3. API Implementation
POST /forks:- Generate Fork ID.
- Create initial record in
ForksTable. - Trigger the asynchronous fork workflow (likely via Step Functions or async Lambda invocation).
- Return Fork ID and
pendingstatus. POST /cutover:- Retrieve fork record.
- Verify fork is in
readystate. - Update routing configuration (Index Registry/DNS/Gateway) to point search traffic to target.
- Update status to
complete. POST /rollback:- Revert write aliases on source index.
- Revert search routing if cutover was attempted.
- Update status to
rolled_back. POST /cleanup:- Verify traffic is serving correctly on target.
- Delete source index resources.
POST /abort:- Revert any changes to source (aliases).

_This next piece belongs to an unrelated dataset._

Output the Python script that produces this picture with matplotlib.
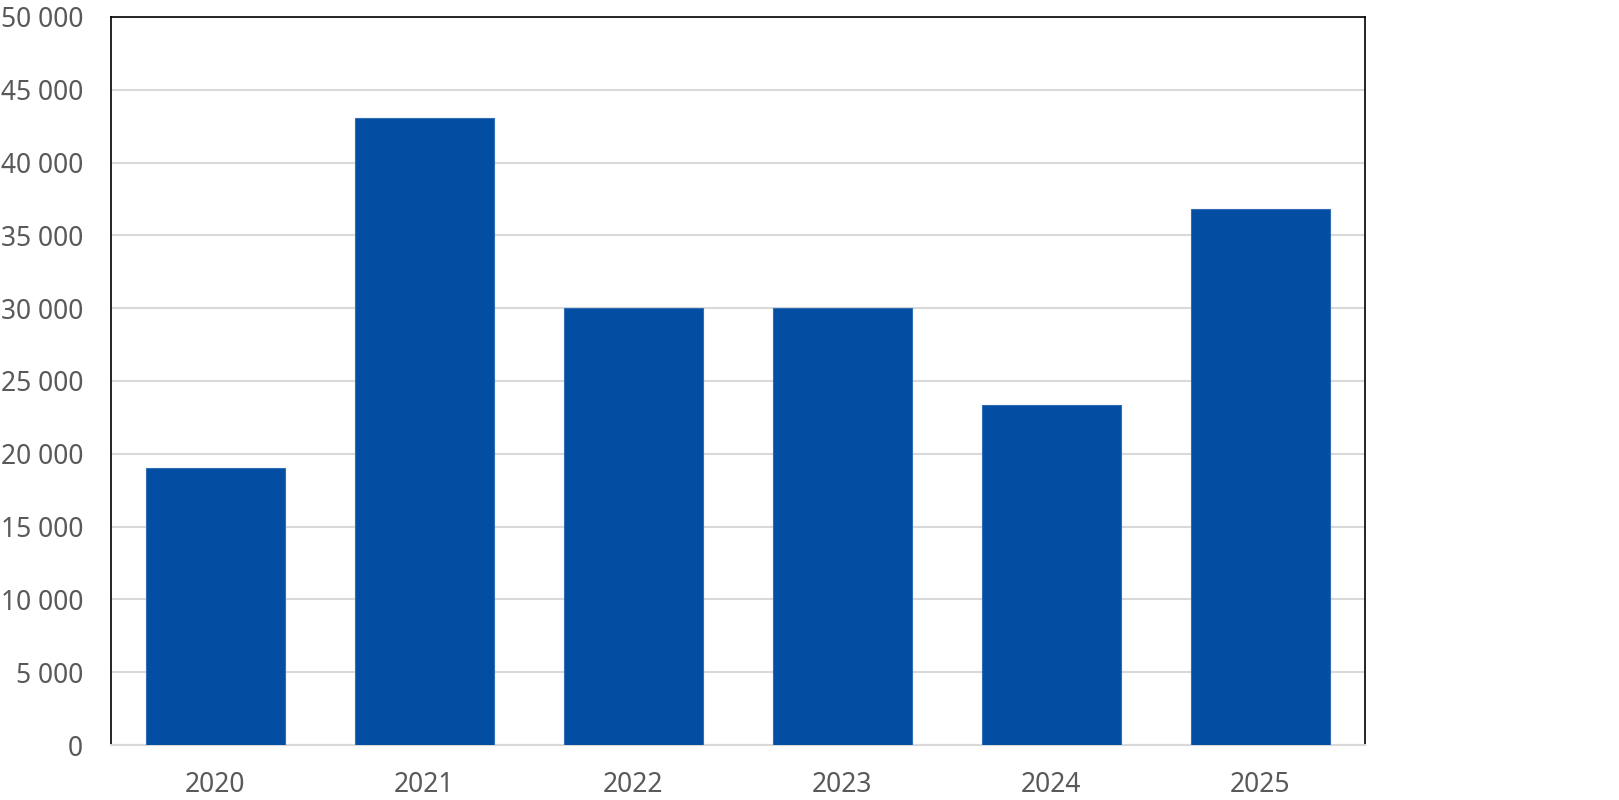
import matplotlib
matplotlib.use("Agg")
import matplotlib.pyplot as plt
from matplotlib.ticker import FuncFormatter, MultipleLocator

years = ["2020", "2021", "2022", "2023", "2024", "2025"]
values = [19000, 43050, 30000, 30000, 23350, 36800]

plt.rcParams['font.family'] = ['Noto Sans', 'DejaVu Sans']

fig = plt.figure(figsize=(16.19, 8.0), dpi=100)
ax = fig.add_axes([111/1619, 1 - 745/800, (1364.5 - 111)/1619, (745 - 17)/800])

x = range(len(years))
ax.bar(x, values, width=0.665, color="#034EA2", edgecolor="#2F6DB5", linewidth=0.8, zorder=3)

ax.set_xlim(-0.5, len(years) - 0.5)
ax.set_ylim(0, 50000)
ax.yaxis.set_major_locator(MultipleLocator(5000))
ax.yaxis.set_major_formatter(FuncFormatter(lambda v, p: f"{int(v):,}".replace(",", " ")))
ax.set_xticks(list(x))
ax.set_xticklabels(years)

ax.grid(axis="y", color="#D9D9D9", linewidth=1.5, zorder=0)
ax.set_axisbelow(True)

for s in ["left", "top", "right"]:
    ax.spines[s].set_color("black")
    ax.spines[s].set_linewidth(1.2)
ax.spines["bottom"].set_color("#D9D9D9")
ax.spines["bottom"].set_linewidth(1.5)

ax.tick_params(axis="y", length=0, colors="#595959", labelsize=19, pad=20)
ax.tick_params(axis="x", length=0, colors="#595959", labelsize=19, pad=19)

fig.canvas.draw()
fig.savefig("out.png", dpi=100, facecolor="white")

- Delete target index resources.
- Mark fork as
aborted.
4. Asynchronous Workflow
The fork workflow is orchestrated by a Step Functions state machine (AdminIndexForkWorkflow). Each step invokes the Admin Lambda with a specific action:
fork.ensure_target → fork.configure_target → fork.prepare_transfer → snapshot → restore → fork.activate_target → fork.verify → succeed
| Step | Lambda Action | Description |
|---|---|---|
| Ensure Target | fork.ensure_target |
Create target index if missing, single readiness check (SFN retries on TargetIndexNotReadyError), validate infra compatibility |
| Configure Target | fork.configure_target |
Export source config, import into target, validate post-import export matches |
| Prepare Transfer | fork.prepare_transfer |
Disable target SQS ESM, add write alias (source → target) |
| Snapshot | (cross-account SFN) | Snapshot source index documents |
| Restore | (cross-account SFN) | Restore snapshot onto target index |
| Activate Target | fork.activate_target |
Re-enable target SQS ESM so queued writes drain |
| Verify | fork.verify |
Compare search results between source and target, mark READY or FAILED |
All steps are idempotent for safe Step Functions retries. Failures mark the fork as FAILED with a descriptive message.
5. Testing
- Unit Tests: Test individual components (Service, API models, Logic).
- Integration Tests: Test the full flow with mocked infrastructure calls.